Prove that $\langle x, y \rangle = \overline{\langle y, x \rangle}$

Question

Let $X$ be a normed linear space over the field $\mathbb C$ with the norm $\|\cdot \|$. Let $x,y \in X$. Define $\displaystyle \langle x, y \rangle =\frac{1}{4} \sum_{k =0}^{3} i^{k} \Vert x +i^k y\Vert^2$. Prove that $\langle x, y \rangle = \overline{\langle y, x \rangle}.$

My attempt:

\begin{align*} \overline{\langle y, x \rangle} &= \overline{\frac{1}{4} \sum_{k =0}^{3} i^{k} \Vert y +i^k x\Vert^2} \\ &= \overline{\frac{1}{4}(\Vert y +x\Vert^2)+i\Vert y +i x\Vert^2-\Vert y - x\Vert^2-i\Vert y -ix\Vert^2)} \\ &= \frac{1}{4}(\overline{\Vert y +x\Vert^2)}-i\overline{\Vert y +i x\Vert^2}-\overline{\Vert y - x\Vert^2}+i\overline{\Vert y -ix\Vert^2}). \end{align*}

Can I take the complex conjugate inside the norm?

Answer 1

Since the norm is a positive real number by definition/construction, it isn't affected by the complex conjugation.
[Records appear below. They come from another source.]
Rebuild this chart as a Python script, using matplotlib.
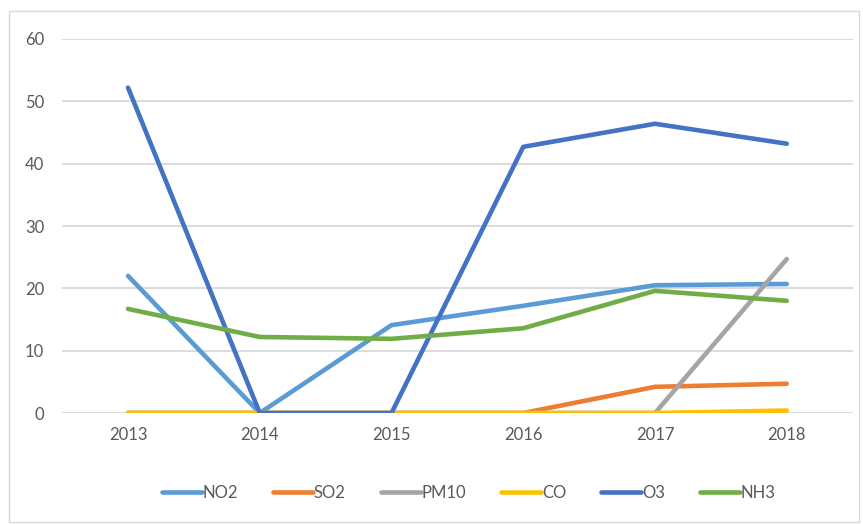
import matplotlib.pyplot as plt
from matplotlib.patches import Rectangle

years = ['2013', '2014', '2015', '2016', '2017', '2018']
no2 = [22.0, 0, 14.1, 17.2, 20.5, 20.7]
so2 = [0, 0, 0, 0, 4.2, 4.7]
pm10 = [0, 0, 0, 0, 0, 24.7]
co = [0, 0, 0, 0, 0, 0.4]
o3 = [52.2, 0, 0, 42.7, 46.4, 43.2]
nh3 = [16.7, 12.2, 11.9, 13.6, 19.6, 18.0]

series = [('NO2', no2, '#5B9BD5'), ('SO2', so2, '#ED7D31'),
          ('PM10', pm10, '#A5A5A5'), ('CO', co, '#FFC000'),
          ('O3', o3, '#4472C4'), ('NH3', nh3, '#70AD47')]

plt.rcParams['font.family'] = ['Lato', 'DejaVu Sans']

fig = plt.figure(figsize=(8.63, 5.24), dpi=100)
ax = fig.add_axes([0.072, 0.2118, 0.916, 0.7138])

# light frame around the whole chart
fig.patches.append(Rectangle((0.010, 0.004), 0.985, 0.975, transform=fig.transFigure,
                             fill=False, edgecolor='#d9d9d9', linewidth=1))

x = range(len(years))
for name, vals, color in series:
    ax.plot(x, vals, color=color, linewidth=3.3, label=name, solid_capstyle='round')

ax.set_xlim(-0.5, 5.5)
ax.set_ylim(0, 60)
ax.set_yticks(range(0, 61, 10))
ax.set_xticks(list(x))
ax.set_xticklabels(years)
ax.grid(axis='y', color='#d9d9d9', linewidth=1.3)
ax.set_axisbelow(True)
for s in ax.spines.values():
    s.set_visible(False)
ax.tick_params(length=0, labelsize=12, labelcolor='#595959')
ax.tick_params(axis='y', pad=13)
ax.tick_params(axis='x', pad=10)

leg = fig.legend(loc='center', bbox_to_anchor=(0.543, 0.06), ncol=6, frameon=False,
                 fontsize=12, handlelength=2.4, handletextpad=0.05, columnspacing=2.1)
for t in leg.get_texts():
    t.set_color('#595959')

fig.savefig('out.png', dpi=100)
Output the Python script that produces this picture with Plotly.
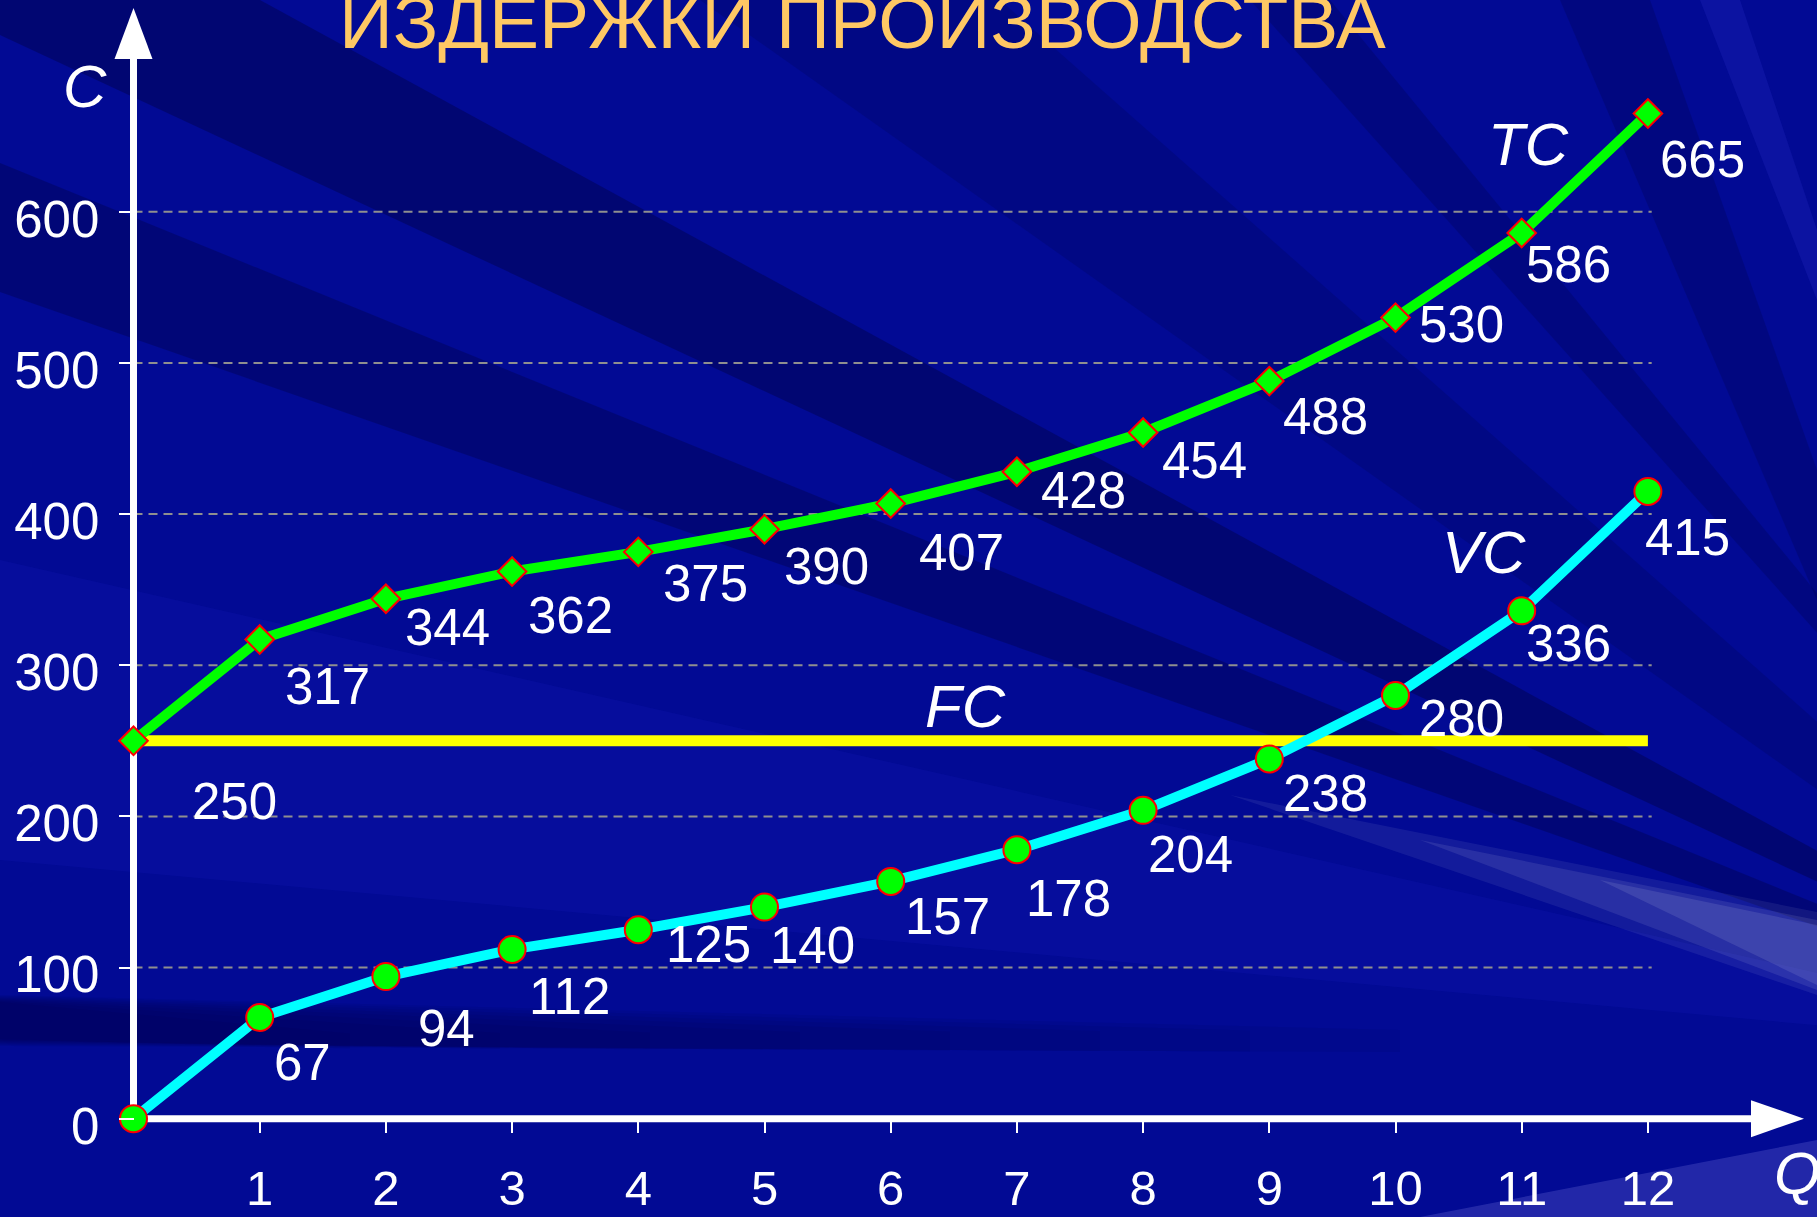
import plotly.graph_objects as go

# ---------------- data ----------------
Q = [0, 1, 2, 3, 4, 5, 6, 7, 8, 9, 10, 11, 12]
TC = [250, 317, 344, 362, 375, 390, 407, 428, 454, 488, 530, 586, 665]
VC = [0, 67, 94, 112, 125, 140, 157, 178, 204, 238, 280, 336, 415]
FC = [250, 250, 250, 250, 250, 250, 250, 250, 250, 250, 250, 250, 250]
Y_TICKS = [0, 100, 200, 300, 400, 500, 600]
X_TICKS = [1, 2, 3, 4, 5, 6, 7, 8, 9, 10, 11, 12]
TITLE = "ИЗДЕРЖКИ ПРОИЗВОДСТВА"
SERIES_NAMES = ["TC", "VC", "FC"]
AXIS_NAMES = ["C", "Q"]

# ---------------- layout constants (pixels) ----------------
W, H = 1817, 1217
X0PX, UX = 133.5, 126.2      # pixel of Q=0, pixels per unit of Q
Y0PX, UY = 1118.7, 1.5115    # pixel of C=0, pixels per unit of C
FONT = "Liberation Sans, Arial, sans-serif"

# label offsets (dx right, dy down) in pixels from each marker
TC_OFF = [(101, 61), (68, 47), (62, 29), (58, 44), (67, 32), (62, 37), (71, 49),
          (67, 19), (61, 28), (56, 35), (66, 7), (47, 32), (55, 46)]
VC_OFF = [None, (43, 45), (61, 52), (57, 47), (70, 15), (48, 38), (57, 35),
          (52, 49), (47, 44), (56, 35), (66, 23), (47, 33), (40, 46)]

xr = [-X0PX / UX, (W - X0PX) / UX]
yr = [-(H - Y0PX) / UY, Y0PX / UY]


def px(xp, yp):
    return xp / W, 1 - yp / H


def poly(points):
    s = ""
    for i, (a, b) in enumerate(points):
        u, v = px(a, b)
        s += ("M" if i == 0 else "L") + f"{u:.5f},{v:.5f} "
    return s + "Z"


fig = go.Figure()

# FC line
fig.add_trace(go.Scatter(x=Q, y=FC, mode="lines",
                         line=dict(color="#FFFF00", width=11), hoverinfo="skip"))
# VC
fig.add_trace(go.Scatter(x=Q, y=VC, mode="lines+markers",
                         line=dict(color="#00FFFF", width=10),
                         marker=dict(symbol="circle", size=27, color="#00FF00",
                                     line=dict(color="#FF0000", width=2))))
# TC
fig.add_trace(go.Scatter(x=Q, y=TC, mode="lines+markers",
                         line=dict(color="#00FF00", width=10),
                         marker=dict(symbol="diamond", size=22, color="#00FF00",
                                     line=dict(color="#FF0000", width=2))))

shapes = []
# background rays
P = (2200, 1060)
DK = "rgba(0,0,60,{a})"
bg_polys = [
    ([(0, 0), (260, 0), P, (0, 35)], DK.format(a=0.38)),
    ([(0, 163), P, (0, 292)], DK.format(a=0.32)),
    ([(0, 560), P, (0, 860)], "rgba(40,40,210,0.12)"),
    ([(700, 0), (1000, 0), P], DK.format(a=0.18)),
    ([(1250, 0), (1330, 0), P], DK.format(a=0.22)),
    ([(1560, 0), (1650, 0), (1817, 470), (1817, 600)], DK.format(a=0.22)),
    ([(1700, 0), (1740, 0), (1817, 230), (1817, 300)], "rgba(60,60,220,0.18)"),
    ([(1230, 795), (1817, 912), (1817, 995)], "rgba(255,255,255,0.07)"),
    ([(1420, 840), (1817, 920), (1817, 990)], "rgba(255,255,255,0.09)"),
    ([(1600, 880), (1817, 925), (1817, 985)], "rgba(255,255,255,0.1)"),
    ([(1420, 1217), (1817, 1140), (1817, 1217)], "rgba(110,110,215,0.3)"),
]
# soft horizontal dark band near the bottom (stacked thin layers -> fading edge)
for k, xend in enumerate([1400, 1250, 1100, 950, 800, 650, 500, 350]):
    bg_polys.append(([(0, 995 + k), (xend, 1030 + k * 0.5), (xend, 1052 - k * 0.5), (0, 1046 - k)],
                     DK.format(a=0.07)))
for pts, col in bg_polys:
    shapes.append(dict(type="path", xref="paper", yref="paper", path=poly(pts),
                       fillcolor=col, line=dict(width=0), layer="below"))

# grid lines
grid_end = 12.03
for v in Y_TICKS[1:]:
    shapes.append(dict(type="line", xref="x", yref="y", x0=0, x1=grid_end, y0=v, y1=v,
                       line=dict(color="#8f8f8f", width=2, dash="9px,6px"), layer="below"))

# axis lines with arrows
ax_w = 7
y_base = (Y0PX - 59) / UY
y_tip = (Y0PX - 8) / UY
x_base = (1751 - X0PX) / UX
x_tip = (1804 - X0PX) / UX
hw_x = 19 / UX
hw_y = 18.5 / UY
shapes.append(dict(type="line", xref="x", yref="y", x0=0, x1=0, y0=-ax_w / 2 / UY, y1=y_base + 1,
                   line=dict(color="white", width=ax_w), layer="below"))
shapes.append(dict(type="line", xref="x", yref="y", x0=-ax_w / 2 / UX, x1=x_base + 0.01, y0=0, y1=0,
                   line=dict(color="white", width=ax_w), layer="below"))
shapes.append(dict(type="path", xref="x", yref="y",
                   path=f"M{-hw_x},{y_base} L{hw_x},{y_base} L0,{y_tip} Z",
                   fillcolor="white", line=dict(width=0), layer="below"))
shapes.append(dict(type="path", xref="x", yref="y",
                   path=f"M{x_base},{-hw_y} L{x_base},{hw_y} L{x_tip},0 Z",
                   fillcolor="white", line=dict(width=0), layer="below"))

annotations = []
for i, (q, v) in enumerate(zip(Q, TC)):
    dx, dy = TC_OFF[i]
    annotations.append(dict(x=q, y=v, xref="x", yref="y", text=str(v), showarrow=False,
                            xshift=dx, yshift=-dy, xanchor="center", yanchor="middle",
                            font=dict(family=FONT, size=51, color="white")))
for i, (q, v) in enumerate(zip(Q, VC)):
    if VC_OFF[i] is None:
        continue
    dx, dy = VC_OFF[i]
    annotations.append(dict(x=q, y=v, xref="x", yref="y", text=str(v), showarrow=False,
                            xshift=dx, yshift=-dy, xanchor="center", yanchor="middle",
                            font=dict(family=FONT, size=51, color="white")))

# series names
for name, (xp_, yp_) in zip(SERIES_NAMES, [(1528, 144), (1484, 552), (965, 706)]):
    u, v = px(xp_, yp_)
    annotations.append(dict(x=u, y=v, xref="paper", yref="paper", text=f"<i>{name}</i>",
                            showarrow=False, xanchor="center", yanchor="middle",
                            font=dict(family=FONT, size=60, color="white")))
# axis names
u, v = px(85, 86)
annotations.append(dict(x=u, y=v, xref="paper", yref="paper", text=f"<i>{AXIS_NAMES[0]}</i>",
                        showarrow=False, xanchor="center", yanchor="middle",
                        font=dict(family=FONT, size=60, color="white")))
u, v = px(1772, 1173)
annotations.append(dict(x=u, y=v, xref="paper", yref="paper", text=f"<i>{AXIS_NAMES[1]}</i>",
                        showarrow=False, xanchor="left", yanchor="middle",
                        font=dict(family=FONT, size=60, color="white")))
# title
u, v = px(862, 22)
annotations.append(dict(x=u, y=v, xref="paper", yref="paper", text=TITLE,
                        showarrow=False, xanchor="center", yanchor="middle",
                        font=dict(family=FONT, size=75, color="#FFC864")))

fig.update_layout(
    template="none",
    width=W, height=H, margin=dict(l=0, r=0, t=0, b=0, pad=0, autoexpand=False),
    paper_bgcolor="#020A94", plot_bgcolor="rgba(0,0,0,0)",
    showlegend=False, shapes=shapes, annotations=annotations,
    xaxis=dict(range=xr, domain=[0, 1], anchor="free", position=(H - Y0PX) / H,
               automargin=False,
               showgrid=False, zeroline=False, showline=False,
               tickvals=X_TICKS, ticktext=[str(t) for t in X_TICKS],
               ticks="outside", ticklen=13, tickwidth=2, tickcolor="white",
               tickfont=dict(family=FONT, size=49, color="white"),
               ticklabelstandoff=13, fixedrange=True),
    yaxis=dict(range=yr, domain=[0, 1], anchor="free", position=X0PX / W,
               automargin=False,
               showgrid=False, zeroline=False, showline=False,
               tickvals=Y_TICKS, ticktext=[str(t) for t in Y_TICKS],
               ticks="outside", ticklen=15, tickwidth=2, tickcolor="white",
               tickfont=dict(family=FONT, size=51, color="white"),
               ticklabelstandoff=9, ticklabelshift=7, fixedrange=True),
    hovermode=False,
)

fig.write_html("out.html", config={"displayModeBar": False},
               post_script="document.body.style.margin='0';document.body.style.overflow='hidden';")
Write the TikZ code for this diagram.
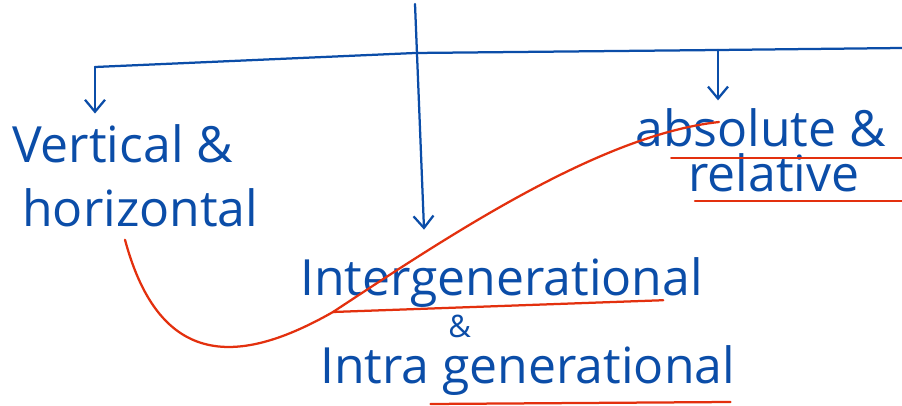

Then, it is only a matter of rearranging the terms. At the end, we have : $$ \begin{align} \overline{\langle y, x \rangle} &= \overline{\frac{1}{4} \sum_{k =0}^{3} i^{k} \|y + i^kx\|^2} \\ &= \frac{1}{4} \sum_{k =0}^{3} (-i)^{k} \|y + i^kx\|^2 \\ &= \frac{1}{4} \sum_{k =0}^{3} (-i)^{k} \|x + (-i)^ky\|^2 \\ &= \frac{1}{4} \left(\|x+y\|^2 - i\|x-iy\|^2 - \|x-y\|^2 + i\|x+iy\|^2\right) \\ &= \frac{1}{4} \left(\|x+y\|^2 + i\|x+iy\|^2 - \|x-y\|^2 - i\|x-iy\|^2\right) \\ &= \frac{1}{4} \sum_{k =0}^{3} i^{k} \|x + i^ky\|^2 \\ &= \langle x,y \rangle \end{align} $$ Formally, the rearrangement corresponds to the change of variable $k' := 3 - k$.

Answer 2

You cannot bring the complex conjugate inside the norm as $\|x+iy\|$ is not necessarily equal $\|x-iy\|.$ Instead I would use $$i^k\|x+i^ky\|^2= i^k\|i^{-k}x+y\|^2=\overline{i^{-k}\|y+i^{-k}x\|^2}$$ On summing up the terms you get the conclusion.